Ernest Goes to Jail

Ernest Goes to Jail

Ernest Goes to Jail is a 1990 American comedy film directed by John R. Cherry III and starring Jim Varney. It is the fourth film to feature the character Ernest P. Worrell. It was shot in Nashville and Tennessee State Penitentiary. This is the second most successful of the Ernest films, behind Ernest Saves Christmas. It was in third place during its opening weekend, earning $6,143,372. Total gross was $25,029,569.

Genre: Comedy, Crime, Family
Director(s): John R. Cherry III
Production: Touchstone Pictures
 
IMDB:
5.4
Rotten Tomatoes:
13%
PG (Parental Guidance Suggested)
Year:
1990
81
5,486 Views

Auntie Nelda:
The way they run this institution is an outrage, for a poor, tired, old lonely woman like me. Her only son, a felon, though not a terribly successful one. Young man? Young man?

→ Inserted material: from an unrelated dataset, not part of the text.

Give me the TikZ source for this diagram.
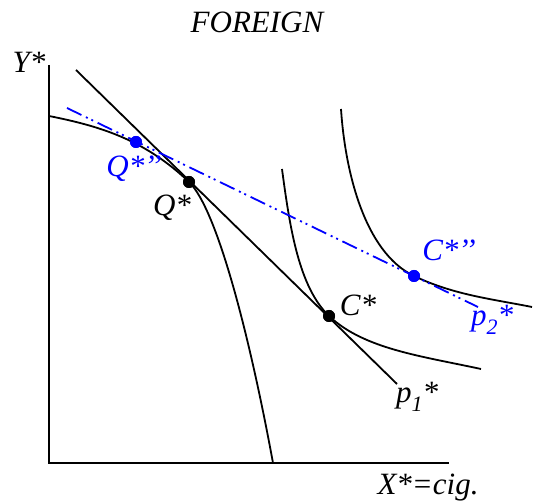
\documentclass[tikz,border=0pt]{standalone}
\usepackage{fontspec}
\setmainfont{Liberation Serif}
\begin{document}
\begin{tikzpicture}[x=1pt,y=-1pt,
  axisline/.style={line width=1.7pt},
  curveline/.style={line width=1.8pt},
  blueline/.style={blue, line width=1.8pt, dash pattern=on 16pt off 5pt on 2pt off 4pt on 2pt off 5pt},
  bdot/.style={circle, fill=black, inner sep=0pt, minimum size=12pt},
  ddot/.style={circle, fill=blue, inner sep=0pt, minimum size=12pt},
  lbl/.style={font=\fontsize{31}{33}\selectfont\itshape, inner sep=0pt},
  blbl/.style={lbl, text=blue}]
\useasboundingbox (0,0) rectangle (533,502);
% axes
\coordinate (Ytop) at (49,65);
\coordinate (O) at (49,463);
\coordinate (Xend) at (449,463);
\draw[axisline] (Ytop) -- (O) -- (Xend);
% key points
\node[bdot] (Q) at (189,182) {};
\node[ddot] (Q2) at (136,142) {};
\node[bdot] (C) at (329,316) {};
\node[ddot] (C2) at (414,276) {};
% PPF
\coordinate (P0) at (49,116);
\coordinate (P1) at (273,463);
\draw[curveline] (P0) .. controls (99,126) and (144,139) .. (Q.center)
  .. controls (218,210) and (251,343) .. (P1);
% indifference curves
\coordinate (I1a) at (282,169);
\coordinate (I1b) at (481,369);
\draw[curveline] (I1a) .. controls (290,229) and (299,287) .. (C.center)
  .. controls (364,349) and (421,356) .. (I1b);
\coordinate (I2a) at (341,109);
\coordinate (I2b) at (532,307);
\draw[curveline] (I2a) .. controls (345,170) and (364,252) .. (C2.center)
  .. controls (454,295) and (492,299) .. (I2b);
% price lines
\coordinate (L1a) at (76,70);
\coordinate (L1b) at (397,384);
\draw[curveline] (L1a) -- (L1b);
\coordinate (L2a) at (67,108);
\coordinate (L2b) at (478,307);
\draw[blueline] (L2a) -- (L2b);
% redraw dots on top
\node[bdot] at (Q) {};
\node[ddot] at (Q2) {};
\node[bdot] at (C) {};
\node[ddot] at (C2) {};
% labels
\node[lbl] (title) at (257,22) {FOREIGN};
\node[lbl] (ylab) at (29,62) {Y*};
\node[lbl] (xlab) at (428,488) {X*=cig.};
\node[blbl] (lQ2) at (134,169) {Q*’’};
\node[lbl] (lQ) at (172,208) {Q*};
\node[lbl] (lC) at (358,305) {C*};
\node[blbl] (lC2) at (449,250) {C*’’};
\node[blbl] (lp2) at (492,320) {p\raisebox{-0.28em}{\fontsize{22}{24}\selectfont 2}*};
\node[lbl] (lp1) at (417,397) {p\raisebox{-0.28em}{\fontsize{22}{24}\selectfont 1}*};
\end{tikzpicture}
\end{document}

[The gate guard comes out]

Auntie Nelda:
Young man, would you please open that gate? I left my car running outside.

Gate Guard:
Ma'am, you tell me how you got through this gate? The visitors exit on the other side of the prison.

Auntie Nelda:
I brought him up as best I could, but sometimes a bad seed falls from even the most fragile flower.

Gate Guard:
Ma'am, you're not going through this gate.

Auntie Nelda:
Is this the way you treat your mother? Is this the kind of abuse that poor woman must endure?

Gate Guard:
Well, I guess that my mother is a little bit mad at...

Auntie Nelda:
Mmm-hmm! You ought to be in the slammer with the rest of these misfits. If you had any remorse at all for the horror you push your own mother through, you'd open that gate. I have a car overheating as we speak.

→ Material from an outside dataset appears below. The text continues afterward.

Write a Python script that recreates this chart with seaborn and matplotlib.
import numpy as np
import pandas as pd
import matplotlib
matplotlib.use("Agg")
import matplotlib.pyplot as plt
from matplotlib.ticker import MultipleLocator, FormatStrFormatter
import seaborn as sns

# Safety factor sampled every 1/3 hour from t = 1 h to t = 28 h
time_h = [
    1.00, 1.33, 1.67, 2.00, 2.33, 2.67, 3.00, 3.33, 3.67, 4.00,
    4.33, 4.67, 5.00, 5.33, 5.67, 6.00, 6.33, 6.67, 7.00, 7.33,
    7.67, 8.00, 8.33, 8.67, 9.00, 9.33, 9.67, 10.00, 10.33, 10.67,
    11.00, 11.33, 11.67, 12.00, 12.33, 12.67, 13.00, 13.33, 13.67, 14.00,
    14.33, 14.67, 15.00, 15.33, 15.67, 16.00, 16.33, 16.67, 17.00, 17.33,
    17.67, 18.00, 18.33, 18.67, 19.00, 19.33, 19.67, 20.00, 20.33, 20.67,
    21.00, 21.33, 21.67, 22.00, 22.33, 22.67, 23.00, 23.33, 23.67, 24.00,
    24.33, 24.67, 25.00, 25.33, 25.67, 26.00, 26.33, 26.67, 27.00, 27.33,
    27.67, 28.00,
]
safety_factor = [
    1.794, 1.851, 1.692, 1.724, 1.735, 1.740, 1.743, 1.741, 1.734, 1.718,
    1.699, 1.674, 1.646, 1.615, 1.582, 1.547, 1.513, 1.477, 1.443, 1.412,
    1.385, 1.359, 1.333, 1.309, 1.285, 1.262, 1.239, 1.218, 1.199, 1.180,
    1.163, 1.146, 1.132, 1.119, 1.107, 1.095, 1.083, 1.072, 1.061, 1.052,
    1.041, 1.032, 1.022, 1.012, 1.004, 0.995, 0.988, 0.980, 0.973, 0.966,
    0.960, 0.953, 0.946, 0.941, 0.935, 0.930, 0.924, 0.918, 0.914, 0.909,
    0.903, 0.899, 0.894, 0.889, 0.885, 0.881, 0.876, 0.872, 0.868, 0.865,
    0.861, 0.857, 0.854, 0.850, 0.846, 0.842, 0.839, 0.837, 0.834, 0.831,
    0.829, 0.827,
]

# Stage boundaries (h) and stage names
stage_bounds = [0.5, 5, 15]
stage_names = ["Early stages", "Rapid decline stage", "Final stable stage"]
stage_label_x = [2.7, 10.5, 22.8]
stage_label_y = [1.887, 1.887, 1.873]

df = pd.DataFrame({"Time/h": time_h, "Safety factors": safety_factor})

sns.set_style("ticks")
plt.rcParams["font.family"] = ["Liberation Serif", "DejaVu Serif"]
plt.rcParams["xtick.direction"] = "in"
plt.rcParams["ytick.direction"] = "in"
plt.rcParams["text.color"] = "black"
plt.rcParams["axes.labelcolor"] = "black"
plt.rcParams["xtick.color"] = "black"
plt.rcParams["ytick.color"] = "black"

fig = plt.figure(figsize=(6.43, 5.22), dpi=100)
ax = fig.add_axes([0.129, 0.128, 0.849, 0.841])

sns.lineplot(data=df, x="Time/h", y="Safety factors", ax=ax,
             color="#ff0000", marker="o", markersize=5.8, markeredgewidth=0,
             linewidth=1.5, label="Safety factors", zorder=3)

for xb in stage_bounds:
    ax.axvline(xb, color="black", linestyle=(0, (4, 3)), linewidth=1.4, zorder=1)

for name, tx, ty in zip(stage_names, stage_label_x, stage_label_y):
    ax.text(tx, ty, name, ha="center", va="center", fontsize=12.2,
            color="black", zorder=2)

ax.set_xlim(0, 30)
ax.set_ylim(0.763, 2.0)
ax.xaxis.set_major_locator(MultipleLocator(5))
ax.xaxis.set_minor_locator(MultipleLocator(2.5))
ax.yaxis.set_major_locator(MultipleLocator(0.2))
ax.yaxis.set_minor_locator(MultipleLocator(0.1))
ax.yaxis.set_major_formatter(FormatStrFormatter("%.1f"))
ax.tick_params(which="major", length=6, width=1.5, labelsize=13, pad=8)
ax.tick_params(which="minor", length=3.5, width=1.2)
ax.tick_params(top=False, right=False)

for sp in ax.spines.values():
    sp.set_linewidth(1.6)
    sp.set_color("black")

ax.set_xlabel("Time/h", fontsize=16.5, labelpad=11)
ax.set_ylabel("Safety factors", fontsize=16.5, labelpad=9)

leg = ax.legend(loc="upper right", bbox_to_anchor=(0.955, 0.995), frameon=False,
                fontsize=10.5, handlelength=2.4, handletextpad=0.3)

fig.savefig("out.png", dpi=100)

[Ernest (as Auntie Nelda) makes a snooty expression at the gate guard]

Gate Guard:
Okay, okay.

[Picks up phone]

Gate Guard:
All right! Let's open the east gate.

[Hangs up phone]

Gate Guard:
There! Now you satisfied?

Auntie Nelda:
I'll tell your mother how her son has improved despite his shaded and somewhat checkered past.

[Prison balls tied to a chain fall out of Ernest's disguise]

Auntie Nelda:
[Lying about the prison balls] The doctor told me I'd only have to wear these until after the surgery.

[Guard nods sarcastically and takes Ernest away]

[Note:
One person mentioned isn't a separate character; instead, it's a role played by a character. "Auntie Nelda" refers to Ernest dressed up as an elderly woman to try and fool the gate guard.]

[Ernest and the crew he's with are being forced to go into a jail cell, and Ernest is mistaking the prison he's in for his jury "accommodations"]

Ernest P. Worrell:
We're sequestered. And on top of that we can't even leave! Oh, this is great. This is just great.

[The prison guard comes up from behind him and grabs him by his collar]

Ernest P. Worrell:
I hope you've got a good story to tell my boss! After all, I do have a living to earn.

Prison guard:
[crossly] Now look, Nash...

Ernest P. Worrell:
My name is Worrell. Ernest P. Worrell.

Prison guard:
Oh, Mr. Funny-Man, huh? Yeah, Mr. Funny-Man. You'll think funny when you're tapping to the tune of 2-20, son!

[Throws him into his cell]

Ernest P. Worrell:
[Remarking to his cell-mates] That is the rudest bailiff I have ever seen in my life. [Lyle throws Ernest against the bars of the cell] Wait a minute. [bangs his head against the bars and recognizes Lyle] You're that guy! [yells to the guard] Bailiff! Bailiff! [to Lyle] You're in big trouble now, pal. Bailiff!

Prison guard:
[approaches Ernest's cell] What is it, Nash?

Ernest P. Worrell:
You see that guy?

Prison guard:
Yeah, so?

Ernest P. Worrell:
No, I mean look... look at him. [bangs the guard's head against the bars] Come closer. Look. You see that guy? He's not on the jury. This man is a prisoner!

Prison guard:
Ugh! I oughta throw you in the hole for that, Nash!

Ernest P. Worrell:
The hole?

Prison guard:
Yeah, the hole! [walks off]

Ernest P. Worrell:
The hole like... like in solitary, the hole? Like, in real prison? Like in real, really, really, really, really real prison? The hoose-gow, the slammer, the joint, Alcatraz, San Quentin, Sing Sing... Oh no, I'm in... I'm in... JAAAAAAAAAAAAAAAAAAAAAAAAAAAAAAAAAAAIIIIIIIIIIIIIIIIIIIIIIIIIIIIIIIL!!!!